Ao meu lado, um cavalheiro, grande e com ar eslavo, apontou para uma das garrafas, para que o empregado o servisse. Perguntei-lhe, em inglês, se aquele era o melhor vodka, ele confirmou e assim iniciámos uma curta conversa. Era russo, empresário, já vivia por ali há décadas, podia imaginar que então com funções menos privadas, desde os tempos em que o Usebequistão fazia parte da União Soviética.

O país mantinha uma boa relação com Moscovo, embora as facilidades militares concedidas aos americanos, para apoio à ação no Afeganistão depois do 11 de setembro, tivessem provocado algumas reticências por parte da Rússia. Mas esse fora o preço pago pela ditadura local para tentar diluir a pressão internacional que se projetava sobre o seu sinistro regime.

O russo com quem eu falava, porém, não comentou nada disso. E o que eu pretendia perceber dele era algo mais simples: como é que a comunidade russa no Usebequistão vivia aquele novo tempo, que tipo de relação mantinha com a sociedade local, depois da mudança ocorrida com a independência do país. E perguntei-lhe pelo seu caso pessoal: como se sentia agora por ali, que expetativas tinha quanto ao seu próprio futuro.

O homem falou-me com o que me pareceu ser uma grande abertura dos novos equilíbrios que a independência induzira. E, a certa altura, disse qualquer coisa como isto: “Nós não sabemos bem como é que isto vai evoluir, não é muito claro se o país vai estabilizar, há várias tensões que ameaçam o regime. Eu vou tentando fazer os meus negócios, mas estou a preparar o meu regresso à Rússia. Já mandei a minha família para lá e eu próprio, mais cedo ou mais tarde, acabarei por juntar-me a ela”.

Ao ouvir aquilo tive, subitamente, um lampejo de “déjà vu”. Onde é que eu ouvira, tantas e tantas vezes, aquele tipo de discurso? 

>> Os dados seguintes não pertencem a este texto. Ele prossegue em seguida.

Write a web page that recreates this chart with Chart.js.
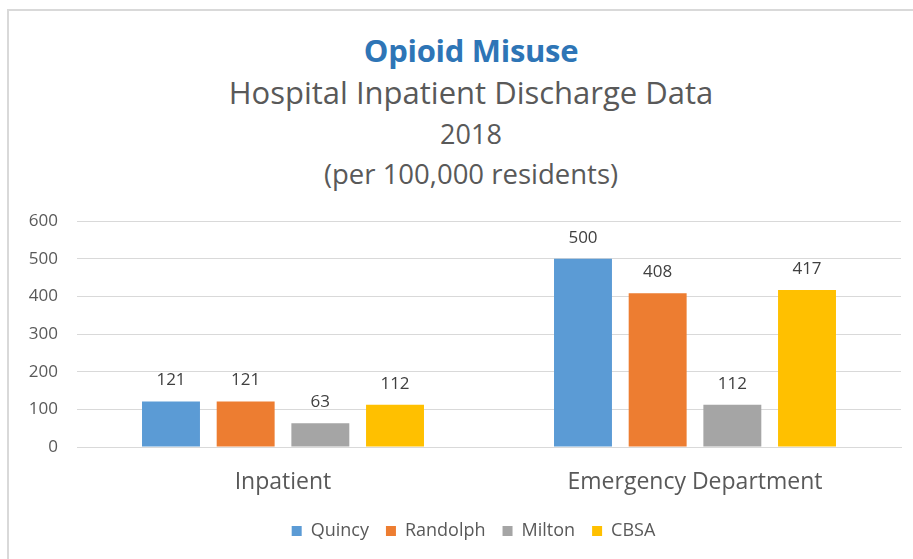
<!DOCTYPE html>
<html lang="en">
<head>
    <meta charset="UTF-8">
    <title>Opioid Misuse</title>
    <script src="https://cdn.jsdelivr.net/npm/chart.js"></script>
    <style>
        body {
            margin: 0;
            padding: 0;
            background-color: #fff;
            font-family: 'Open Sans', sans-serif;
            overflow: hidden;
        }

        .box {
            position: absolute;
            left: 7px;
            top: 9px;
            width: 1000px;
            height: 600px;
            border-left: 2px solid #d9d9d9;
            border-top: 2px solid #d9d9d9;
        }

        .titles {
            position: absolute;
            left: 0;
            top: 0;
            width: 924px;
            text-align: center;
            color: #595959;
        }

        .titles div {
            position: absolute;
            width: 100%;
            white-space: nowrap;
            line-height: 1;
        }

        .t1 { top: 24px; font-size: 31px; font-weight: bold; color: #2E75B6; letter-spacing: -0.3px; }
        .t2 { top: 66px; font-size: 31px; }
        .t3 { top: 109px; font-size: 27px; }
        .t4 { top: 149px; font-size: 27.5px; }

        #wrap {
            position: absolute;
            left: 1px;
            top: 1px;
            width: 905px;
            height: 549px;
        }
    </style>
</head>
<body>
    <div class="box">
        <div class="titles">
            <div class="t1">Opioid Misuse</div>
            <div class="t2">Hospital Inpatient Discharge Data</div>
            <div class="t3">2018</div>
            <div class="t4">(per 100,000 residents)</div>
        </div>
        <div id="wrap"><canvas id="chart"></canvas></div>
    </div>

    <script>
        const categories = ['Inpatient', 'Emergency Department'];
        const seriesNames = ['Quincy', 'Randolph', 'Milton', 'CBSA'];
        const quincy = [121, 500];
        const randolph = [121, 408];
        const milton = [63, 112];
        const cbsa = [112, 417];
        const yTicks = [0, 100, 200, 300, 400, 500, 600];

        const colors = ['#5B9BD5', '#ED7D31', '#A5A5A5', '#FFC000'];
        const values = [quincy, randolph, milton, cbsa];

        // value labels on top of each bar
        const barLabels = {
            id: 'barLabels',
            afterDatasetsDraw(chart) {
                const ctx = chart.ctx;
                ctx.save();
                ctx.font = '17px "Open Sans"';
                ctx.fillStyle = '#404040';
                ctx.textAlign = 'center';
                ctx.textBaseline = 'middle';
                chart.data.datasets.forEach((ds, i) => {
                    chart.getDatasetMeta(i).data.forEach((bar, j) => {
                        ctx.fillText(ds.data[j], bar.x, bar.y - 21);
                    });
                });
                ctx.restore();
            }
        };

        // nudge the legend so it centres on the whole chart box
        const legendShift = {
            id: 'legendShift',
            afterLayout(chart) {
                if (chart.legend) chart.legend.left = 36;
            }
        };

        const ctx = document.getElementById('chart').getContext('2d');

        new Chart(ctx, {
            type: 'bar',
            data: {
                labels: categories,
                datasets: seriesNames.map((name, i) => ({
                    label: name,
                    data: values[i],
                    backgroundColor: colors[i],
                    categoryPercentage: 0.725,
                    barPercentage: 0.776
                }))
            },
            options: {
                responsive: true,
                maintainAspectRatio: false,
                animation: false,
                layout: {
                    padding: { top: 209, left: 0, right: 14, bottom: 11 }
                },
                plugins: {
                    legend: {
                        position: 'bottom',
                        labels: {
                            color: '#595959',
                            font: { family: 'Open Sans', size: 18 },
                            boxWidth: 10,
                            boxHeight: 10,
                            padding: 17
                        }
                    },
                    tooltip: { enabled: false }
                },
                scales: {
                    x: {
                        grid: { display: false },
                        border: { color: '#d9d9d9', width: 1 },
                        ticks: {
                            color: '#595959',
                            font: { family: 'Open Sans', size: 23 },
                            padding: 14
                        },
                        afterFit(axis) {
                            axis.height = 58;
                        }
                    },
                    y: {
                        min: 0,
                        max: 600,
                        afterBuildTicks(axis) {
                            axis.ticks = yTicks.map(v => ({ value: v }));
                        },
                        afterFit(axis) {
                            axis.width = 67;
                        },
                        border: { display: false },
                        grid: { color: '#d9d9d9', lineWidth: 1, drawTicks: false },
                        ticks: {
                            color: '#595959',
                            font: { family: 'Open Sans', size: 17 },
                            padding: 19
                        }
                    }
                }
            },
            plugins: [barLabels, legendShift]
        });
    </script>
</body>
</html>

Não foi preciso fazer um grande esforço para recordar onde: na Guiné-Bissau, em Angola, em Moçambique. Era a narrativa típica dos portugueses que tinham feito as transições do tempo colonial para as independências, que sentiam que o vento estava a mudar, mas que se iam deixando ficar, a “ver onde paravam as modas”. O discurso de quem transitava do “tempo do colono”, como se diz na África portuguesa, para as novas e frágeis independências, era, afinal, muito parecido, naquele imenso  espaço que resultara da implosão do mundo soviético.

Queijos

Parabéns ao nosso excelente queijo!  Confesso que estou muito curioso sobre o que dirá a imprensa francesa nos próximos dias.